- Born: John Eastlack Moyer May 1, 1969 (age 55) Camden, New Jersey
- Occupation(s): comedian, writer, director, actor

= John Moyer (comedian) =

American comedian and film director

John Moyer (born May 1, 1969 in Camden, New Jersey) is an American stand-up comedian, screenwriter, actor and film producer. Moyer co-wrote the screenplays for The Singles Ward, The R.M., and The Home Teachers. He also wrote, produced, directed, and acted in Mobsters and Mormons.

==Screenwriting==
- The Singles Ward (2002)
- The R.M. (2003)
- The Home Teachers (2004)
- Mobsters and Mormons (2005)
- Single Second Ward (2007)
- Disjointed Custody (2012)

==Acting==
- The R.M. - Would-be Home Teacher (2003)
- The Home Teachers - President Mason (2004)
- Mobsters and Mormons - Agent Tuttle (2005)

==Directing==
- Mobsters and Mormons

==Career==
In 1991, while attending Brigham Young University to study Theater and Film, John Moyer first attempted stand-up comedy when he went to an open mic night at comedy club in Provo, Utah and decided to get on stage. After graduating from college in 1994, Moyer began to pursue a career as a stand-up comedian. Speaking of the experience, Moyer said in an interview:

Of course, all my friends got their degrees and there were job placement programs and they were going and working for MIT or whatever else it was, making US$100,000 a year. I was living out of my car doing comedy. But I quickly discovered I had no other marketable skills.

Years later, after experiencing his first divorce, Moyer wrote a screenplay based on his own life experiences of being a divorced Mormon trying to make it as a stand-up comedian. He named the script The Singles Ward.

I graduated and I was doing comedy and I went through kind of a very painful divorce. I wrote it strictly for myself. Never thought it would see the light of day. Threw it on the shelf. It was just kind of a catharsis for me, a venting experience."

Eventually, Moyer showed the script to Kurt Hale, grandson of Ruth Hale (founder of the Hale Center Theater, a popular Utah Valley community theater). Hale and partner Dave Hunter decided to make the script into low-budget comedy aimed at members of the LDS Church. Hale re-wrote the script and directed the movie. Eventually, Hale and Hunter founded a company called Halestorm Entertainment to distribute the movie in 2002. Although panned by critics, The Singles Ward was a popular novelty for Mormon audiences, grossing $1,250,798 at theaters in Utah and other areas with heavy Mormon populations.

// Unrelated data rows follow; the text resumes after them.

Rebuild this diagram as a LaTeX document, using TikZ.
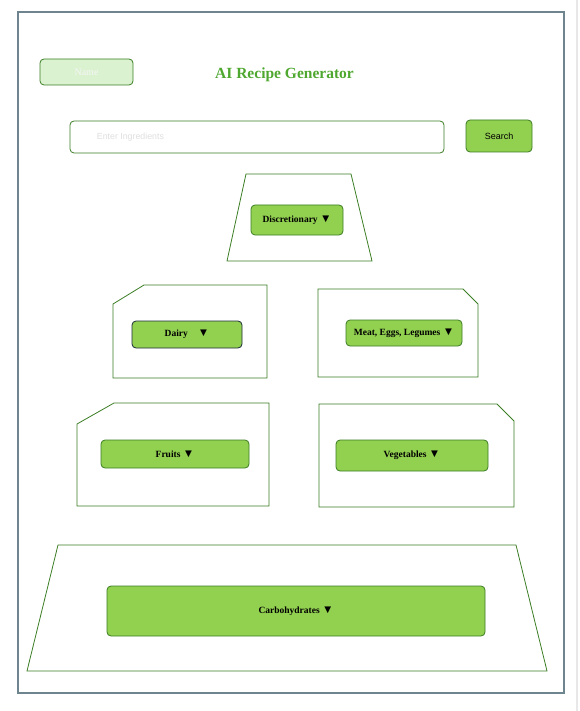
\documentclass[tikz,border=0pt]{standalone}
\usepackage{fontspec}
\setmainfont{Liberation Serif}
\setsansfont{Liberation Sans}
\usetikzlibrary{positioning}

\definecolor{leaf}{HTML}{92D050}
\definecolor{moss}{HTML}{3B7D23}
\definecolor{mint}{HTML}{DAF2D0}
\definecolor{slate}{HTML}{6E8590}
\definecolor{headgreen}{HTML}{4EA72E}
\definecolor{navy}{HTML}{1B2A3A}
\newcommand{\dropmark}{{\fontsize{11.5}{11}\selectfont▼}}

\begin{document}
\begin{tikzpicture}[x=1pt, y=-1pt, semithick,
    tier/.style={draw=moss, line width=0.8pt},
    pick/.style={draw=moss, fill=leaf, rounded corners=4pt, line width=0.8pt, inner sep=0pt,
                 font=\fontsize{9.5}{11}\selectfont\bfseries},
    field/.style={draw=moss, rounded corners=4pt, line width=0.8pt, inner sep=0pt,
                  font=\fontsize{9}{11}\selectfont\sffamily}]
    \useasboundingbox (0,0) rectangle (580,711);
    \draw[gray!18, line width=1.5pt] (577,0) -- (577,711);
    \draw[slate, line width=1.4pt] (18,12) rectangle (564,693);

    % header
    \node[field, fill=mint, minimum width=93pt, minimum height=26pt, text=white!93!gray,
          font=\fontsize{10}{12}\selectfont]                      (name)   at (86.5,72)  {Name\hspace{18pt}};
    \node[text=headgreen, font=\fontsize{15.5}{18}\selectfont\bfseries] (title) at (284.5,75) {AI Recipe Generator};
    \node[field, fill=white, minimum width=374pt, minimum height=32pt] (bar)    at (257,137)  {};
    \node[text=gray!25, font=\fontsize{8.8}{11}\selectfont\sffamily, anchor=west, inner sep=0pt,
          right=27pt of bar.west]                                  (hint)   {Enter Ingredients};
    \node[field, fill=leaf, minimum width=66pt, minimum height=32pt]   (search) at (499,136)  {Search};

    % pyramid tiers
    \draw[tier] (246,174) -- (351,174) -- (372,261) -- (227,261) -- cycle;
    \draw[tier] (113,304) -- (144,285) -- (267,285) -- (267,378) -- (113,378) -- cycle;
    \draw[tier] (318,289) -- (463,289) -- (478,304) -- (478,377) -- (318,377) -- cycle;
    \draw[tier] (77,424) -- (114,403) -- (269,403) -- (269,506) -- (77,506) -- cycle;
    \draw[tier] (319,404) -- (497,404) -- (514,421) -- (514,507) -- (319,507) -- cycle;
    \draw[tier] (58,545) -- (516,545) -- (547,671) -- (27,671) -- cycle;

    % food group buttons
    \node[pick, minimum width=92pt,  minimum height=30pt]            (disc)  at (297,220)   {Discretionary \dropmark};
    \node[pick, draw=navy, minimum width=110pt, minimum height=27pt] (dairy) at (187,334.5) {Dairy\hspace{10pt}\dropmark};
    \node[pick, minimum width=116pt, minimum height=26pt]            (meat)  at (404,333)   {Meat, Eggs, Legumes \dropmark};
    \node[pick, minimum width=148pt, minimum height=28pt]            (fruit) at (175,454)   {Fruits \dropmark};
    \node[pick, minimum width=152pt, minimum height=31pt]            (veg)   at (412,455.5) {Vegetables \dropmark};
    \node[pick, minimum width=378pt, minimum height=50pt]            (carb)  at (296,611)   {Carbohydrates \dropmark};
\end{tikzpicture}
\end{document}
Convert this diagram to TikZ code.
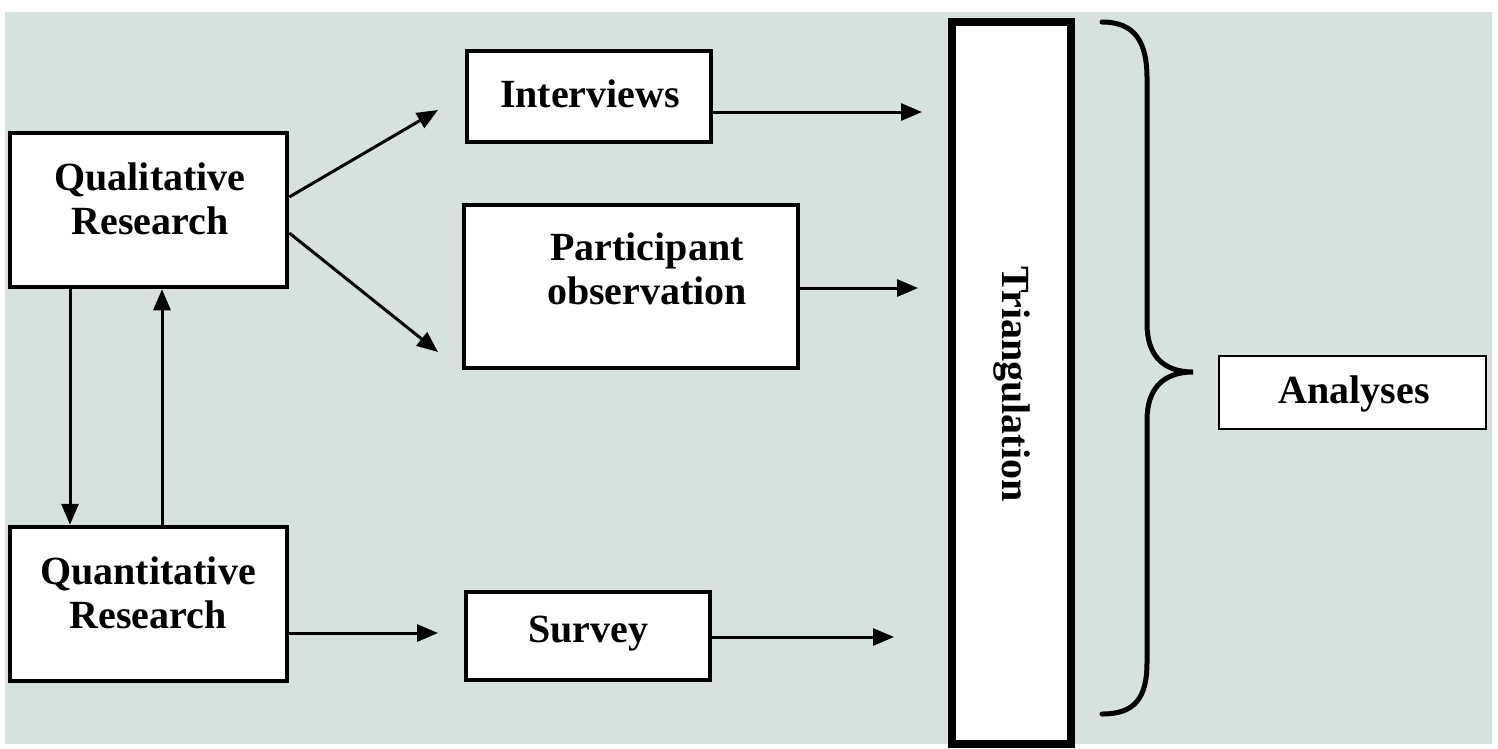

Upon the financial success of The Singles Ward, Hale quickly got to work on his second LDS comedy movie, The R.M. Once again, Hale directed from a script co-written by Hale and Moyer, and Hale cast many of the same actors from his first movie. The R.M. was released by Halestorm Entertainment in 2003. Although the box office returns were almost as strong as The Singles Ward ($1,111,615), audience feedback was not as favorable.

In 2003, Halestorm Entertainment released The Home Teachers, the third LDS comedy by Kurt Hale. Like before, the movie was from a script co-written by Hale and Moyer. The Home Teachers was a critical and box office disappointment. Critics lambasted its use of slapstick humor and criticized what they perceived as a heavy-handed plot. The film also suffered from direct comparisons to Tommy Boy, a popular 1995 film starring Chris Farley, and David Spade, and Planes, Trains & Automobiles, a 1987 film directed by John Hughes. Many critics felt that The Home Teachers borrowed too much from these films, a concern one professional critic referred to as "verging on comedic plagiarism". The movie grossed $203,917 during its theatrical run, less than 17% the gross of The Singles Ward.

After The Home Teachers, Moyer departed from Hale and to make his own LDS movie, Mobsters and Mormons. Halestorm Entertainment released Mobsters and Mormons in 2005. The movie grossed $409,604 in total box office revenues, approximately 33% the gross of The Singles Ward.

Moyer has not directed another feature film.

In 2007, Halestorm Entertainment released The Singles 2nd Ward, a straight-to-DVD sequel to the 2002 movie, co-written by Hale and Moyer.

In 2011, Moyer produced The Real Life Singles Ward, a straight-to-DVD video documentary about LDS dating, produced on a budget of $3,100.

In 2012, Moyer wrote and acted in Disjointed Custody, a four-minute movie directed by Christian Serge that was posted on YouTube. Moyer wrote the short script based on observations made during his own divorces.

In the state of Utah, you’re required to actually take a parenting/divorce class. That’s actually where I got the inspiration. People do and say some really mean things that affect their kids and I wanted to make a commentary on that."

In 2012, John Moyer became a comedy hypnotist.

== Personal life ==
In 2016, Moyer married Rachelle Joseph, Mrs. Utah 2003 and 1st Runner Up Mrs. America 2003. Years earlier, in 1991, John married Tracie L. Collins in Pitman, New Jersey.